Hello again, Fools. I’m back again to highlight three companies that generate boatloads of free cash flow. As a quick reminder, I do this because free cash flow is used for shareholder-friendly moves such as paying hefty dividends for income-seeking investors; buying back shares at depressed prices, and growing the business without having to take on too much debt.
While speculating on small-cap cash burners can be profitable over the near term, buying into high-quality cash producers remains the most prudent path to a reasonably early retirement.
Let’s get to this week’s cash cows.
Telus what you need
Telus’ scale advantages, highly regulated operating environment, and wireless growth should continue to support extremely stable fundamentals. In its Q3 results last week, revenue improved 4% to $3.6 billion. More important is that wireless customer additions clocked in at 154,000, up 45% year-over-year.
Management continues to target annual dividend growth of 7%-10%.
“As we look to the back half of 2019 and beyond, we will strive to continue balancing the interests of all our stakeholders as we execute on our strategy to further position TELUS for long-term success,” said CFO David French.
Telus shares offer a dividend yield of 4.8%.
Next up, we have Canadian Utilities (TSX:CU), which has produced $1.1 billion in trailing 12-month operating cash flow. Shares of the diversified utility are up 25% so far in 2019.
The stock’s long-term track record continues to be supported by sound fundamentals. In the most recent quarter, EPS of $0.46 topped estimates by $0.04 as revenue came in at $902 million.
More important, Canadian Utilities has now increased its dividend for 47 straight years — the longest such streak of any publicly traded Canadian company.
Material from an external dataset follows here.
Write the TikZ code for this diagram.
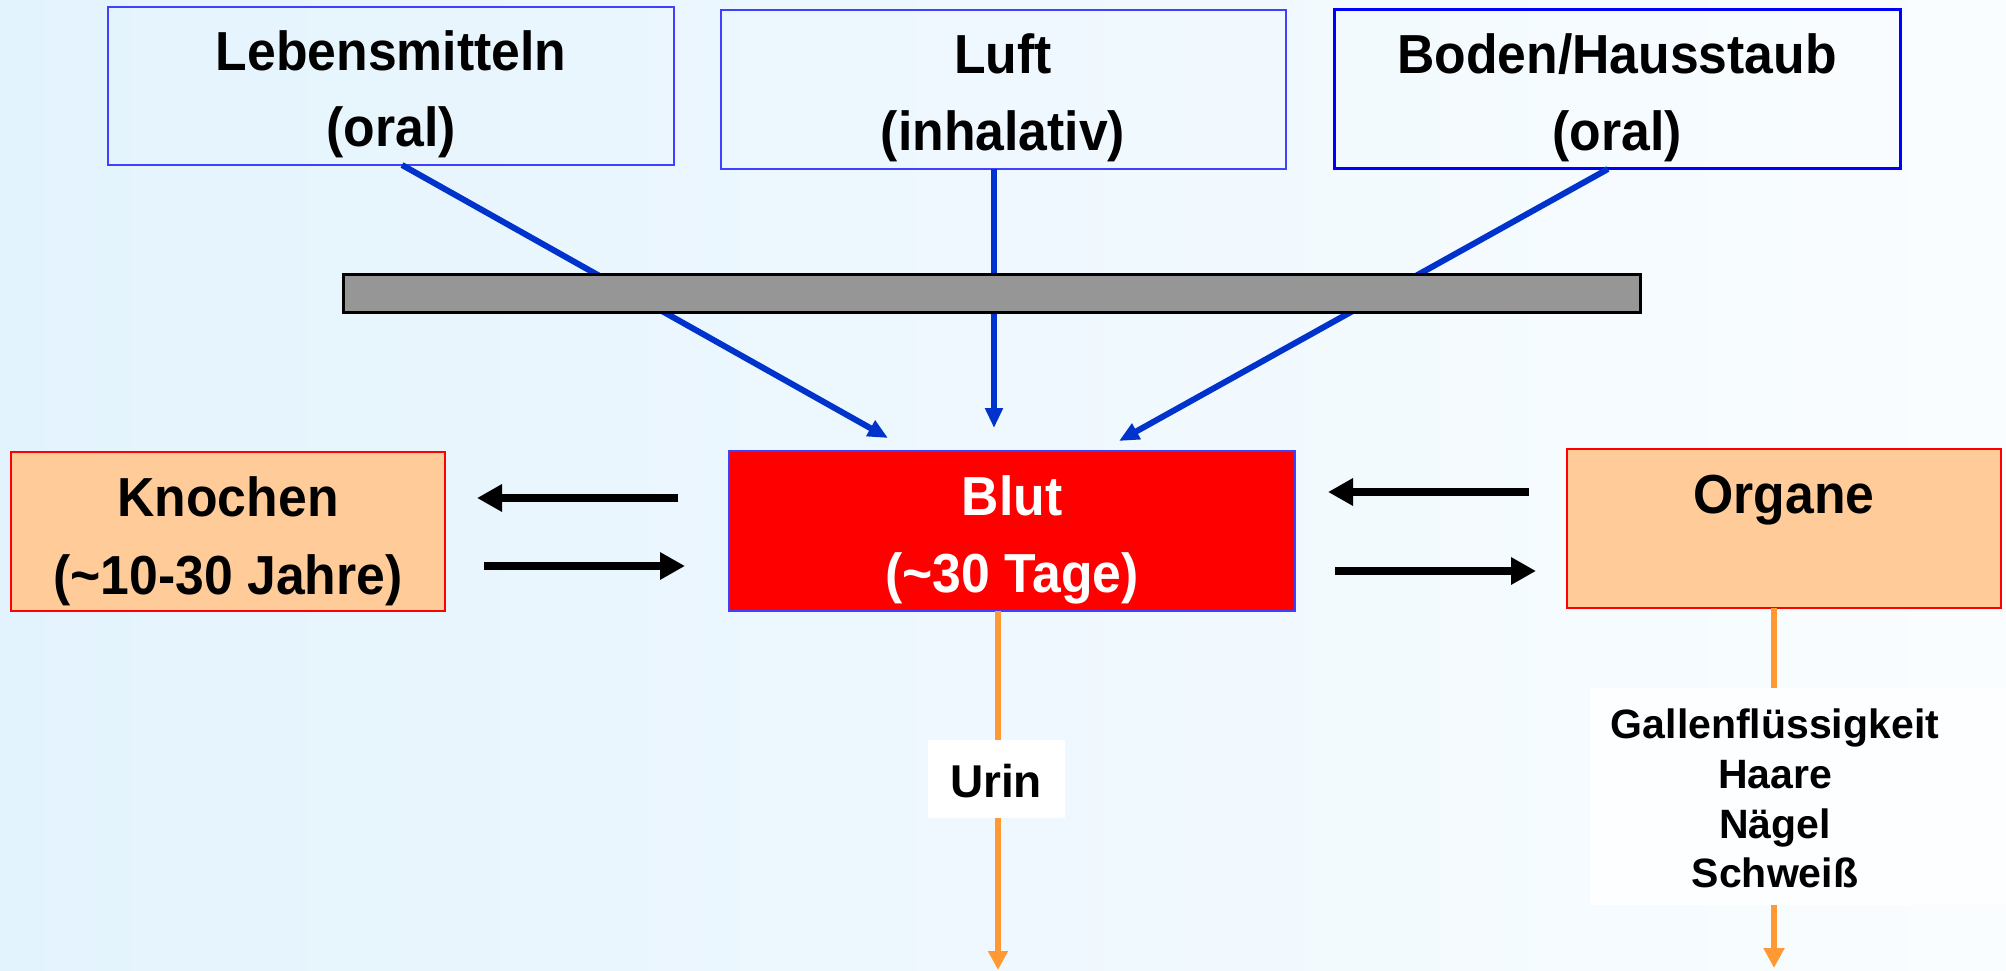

“Higher earnings were mainly due to the favourable impact of the electricity transmission 2018-2019 general tariff application decision … as well as ongoing growth in the regulated rate base, earnings growth in the hydrocarbon storage business, cost efficiencies, and lower income taxes,” wrote the company.
The stock boasts a healthy yield 4.3%.
Barrick continues to be a prudent play on the strong price of gold. In the most recent quarter, revenue jumped 20% as gold production rose 27% to 1.35 million ounces.
And for the full year, Barrick expects annual gold production of 5.1 million-5.6 million ounces at all-in sustaining costs of $870-$920 per ounce.
“Our ongoing focus will be deepening our team skills and building our succession initiatives,” said CEO Mark Bristow. “Mining is always going to be about its human capital and that is why we invest in the best people.”
Barrick currently yields a modest 0.9%.
The bottom line
There you have it, Fools: three “cash cows” worth considering.
As always, they aren’t formal recommendations. Instead, see them as a starting point for further research. Even the most stable cash generators can suffer setbacks, so plenty of your own due diligence is still required.